There are many considerations here: one’s age, occupation, income, family status, foreign language abilities, potential destination, etc. Clearly moving to Central Africa would be unwise but what about moving to a country notably better in terms of happiness? One could consult the UN’s World Happiness Report where the US was ranked #17 and move to a happier country like Denmark or Sweden.
But it isn’t that simple. If one didn’t speak the language of the destination country then one would be isolated. So for our purposes let’s consider English-speaking developed countries, the kind that a US citizen might reasonably consider like Canada, England, Australia or New Zealand. Suppose you were a young married couple with a newborn considering such a move and you could get a job transfer to one of these countries. Would it be wise to do so?
In some respects it obviously would. The chances your child would be the victim of sexual assault or gun violence for example would drop dramatically. And if you were concerned about economic equality or a strong social safety net, all of the above countries would be more aligned with your values than in the USA’s “winner-take-all” society. Still, suppose you had to leave extended family in the move? Would it be worth it then?

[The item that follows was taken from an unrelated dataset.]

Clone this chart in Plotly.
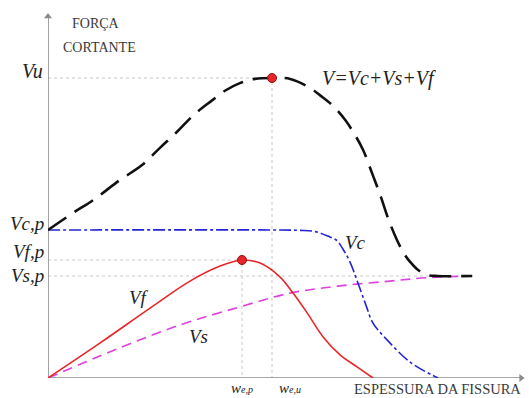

Consider the following thought experiment. Suppose you lived in one of the worst countries in the world surrounded by a loving family. Now suppose you had the chance to move to Denmark, the world’s happiest country, where you had a good job waiting. Suppose also that you spoke Danish fluently. In that case moving to Denmark is an obvious choice, and your loved ones would likely encourage you to move.
Now suppose you had the choice of staying in a country where your loved ones or moving to a country you thought was a bit better to live in but to which you family could not move. In that case most would probably stay put. The benefits of the support and comfort of grandparents, aunts, and uncles, would probably outweigh moving to a slightly better country. Of course this might depend on how often you could see your extended family. If you could see them quite often it makes more sense to move than if you could only see them occasionally.

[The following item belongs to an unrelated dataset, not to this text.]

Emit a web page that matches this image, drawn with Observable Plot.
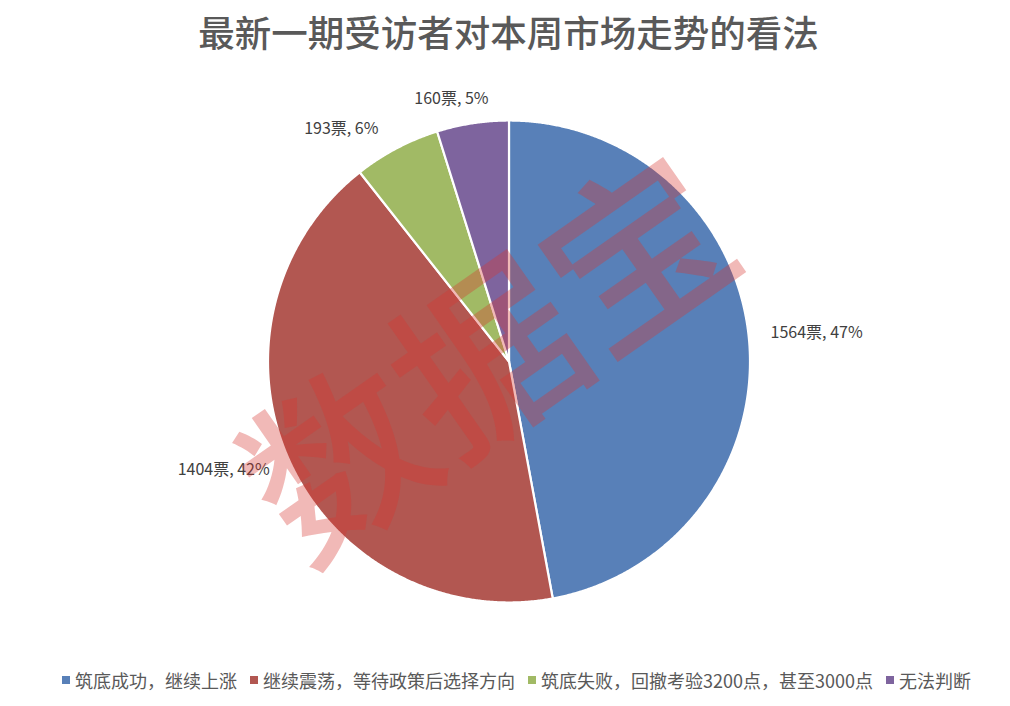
<!DOCTYPE html>
<html>
<head>
<meta charset="utf-8">
<script src="https://cdn.jsdelivr.net/npm/d3@7"></script>
<script src="https://cdn.jsdelivr.net/npm/@observablehq/plot@0.6"></script>
<style>
  html, body { margin: 0; padding: 0; background: #fff; }
  #wrap { width: 1010px; height: 706px; position: relative; overflow: hidden; }
  #legend { position: absolute; left: 12px; top: 662px; width: 1010px; height: 36px;
    display: flex; justify-content: center; align-items: center;
    font-family: "Noto Sans CJK SC", "DejaVu Sans", sans-serif; font-size: 18px; color: #595959; }
  .item { display: flex; align-items: center; margin: 0 7px 0 6px; white-space: nowrap; }
  .sw { width: 8px; height: 8px; margin-right: 5px; }
</style>
</head>
<body>
<div id="wrap"><div id="chart"></div><div id="legend"></div></div>
<script>
const title = "最新一期受访者对本周市场走势的看法";
const categories = ["筑底成功，继续上涨", "继续震荡，等待政策后选择方向", "筑底失败，回撤考验3200点，甚至3000点", "无法判断"];
const votes = [1564, 1404, 193, 160];
const percents = [47, 42, 6, 5];
const colors = ["#5880b8", "#b25751", "#a1ba65", "#7e649e"];
const watermark = "数据宝";

const W = 1010, H = 660, cx = 508.5, cy = 361, R = 241;

const arcs = d3.pie().sort(null).value(d => d.v)(categories.map((c, i) => ({c, v: votes[i], p: percents[i]})));

// wedge polygons from pie angles
const pts = [];
for (const a of arcs) {
  const n = Math.max(4, Math.ceil((a.endAngle - a.startAngle) / 0.005));
  pts.push({c: a.data.c, x: 0, y: 0});
  for (let k = 0; k <= n; k++) {
    const t = a.startAngle + (a.endAngle - a.startAngle) * k / n;
    pts.push({c: a.data.c, x: Math.sin(t), y: Math.cos(t)});
  }
  pts.push({c: a.data.c, x: 0, y: 0});
}

const labels = arcs.map(a => {
  const m = (a.startAngle + a.endAngle) / 2;
  const s = Math.sin(m);
  const rr = 1.09;
  return {
    x: rr * s, y: rr * Math.cos(m),
    text: `${a.data.v}票, ${a.data.p}%`,
    anchor: s > 0.3 ? "start" : (s < -0.3 ? "end" : "middle"),
    small: a.data.p < 10
  };
});

const font = "'Noto Sans CJK SC', 'DejaVu Sans', sans-serif";
const lab = {x: "x", y: "y", text: "text", fontSize: 16, fill: "#404040"};

const chart = Plot.plot({
  width: W, height: H,
  margin: 0,
  x: {domain: [-cx / R, (W - cx) / R], axis: null},
  y: {domain: [-(H - cy) / R, cy / R], axis: null},
  color: {domain: categories, range: colors},
  style: {fontFamily: font, background: "#fff"},
  marks: [
    Plot.line(pts, {x: "x", y: "y", z: "c", fill: "c", stroke: "#fff", strokeWidth: 2.2, strokeLinejoin: "round"}),
    Plot.text(labels.filter(d => d.anchor === "start"), {...lab, textAnchor: "start", dy: -5}),
    Plot.text(labels.filter(d => d.anchor === "end" && !d.small), {...lab, textAnchor: "end"}),
    Plot.text(labels.filter(d => d.anchor === "end" && d.small), {...lab, textAnchor: "end", dx: -8}),
    Plot.text(labels.filter(d => d.anchor === "middle"), {...lab, textAnchor: "middle", dx: -18, dy: -3}),
    Plot.text([title], {frameAnchor: "top", dy: 35, dx: 3, text: d => d, fontSize: 36.5, fontWeight: 500, fill: "#595959", lineAnchor: "middle"}),
    Plot.text([watermark], {x: (493 - cx) / R, y: (cy - 365) / R, text: d => d, rotate: -35, fontSize: 182, fontWeight: 500,
      fill: "rgb(215,55,50)", fillOpacity: 0.35, lineAnchor: "middle", textAnchor: "middle"})
  ]
});
document.getElementById("chart").appendChild(chart);

const leg = document.getElementById("legend");
categories.forEach((c, i) => {
  const it = document.createElement("div");
  it.className = "item";
  const sw = document.createElement("div");
  sw.className = "sw";
  sw.style.background = colors[i];
  const tx = document.createElement("span");
  tx.textContent = c;
  it.appendChild(sw); it.appendChild(tx);
  leg.appendChild(it);
});
</script>
</body>
</html>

Of course any calculations on such matters depend on whether you are a single, married, married with children, etc. For example, if one has no family then the choice is pretty straightforward, go to the best place. Or if one was married with children and could bring their family but not their extended family, that is much better than bringing no family at all.
Of course all of this depends on your best estimate of a country’s future. In the case of the USA, increasing social corruption and political dysfunction make the future seem bleak to me but, on the other hand, it is nearly impossible to predict future trends. In the end we make life’s decisions with imperfect information; that is the state of the world that we must accept. And all advice is imperfect too.
With that caveat in mind I would advise all young people to seriously consider emigrating from the US if they have the chance, especially if all or some of their loved ones could accompany them. After observing trends over the last 50 years, I believe America will increasingly become a worse place to live, except for the very wealthy. But I could be wrong.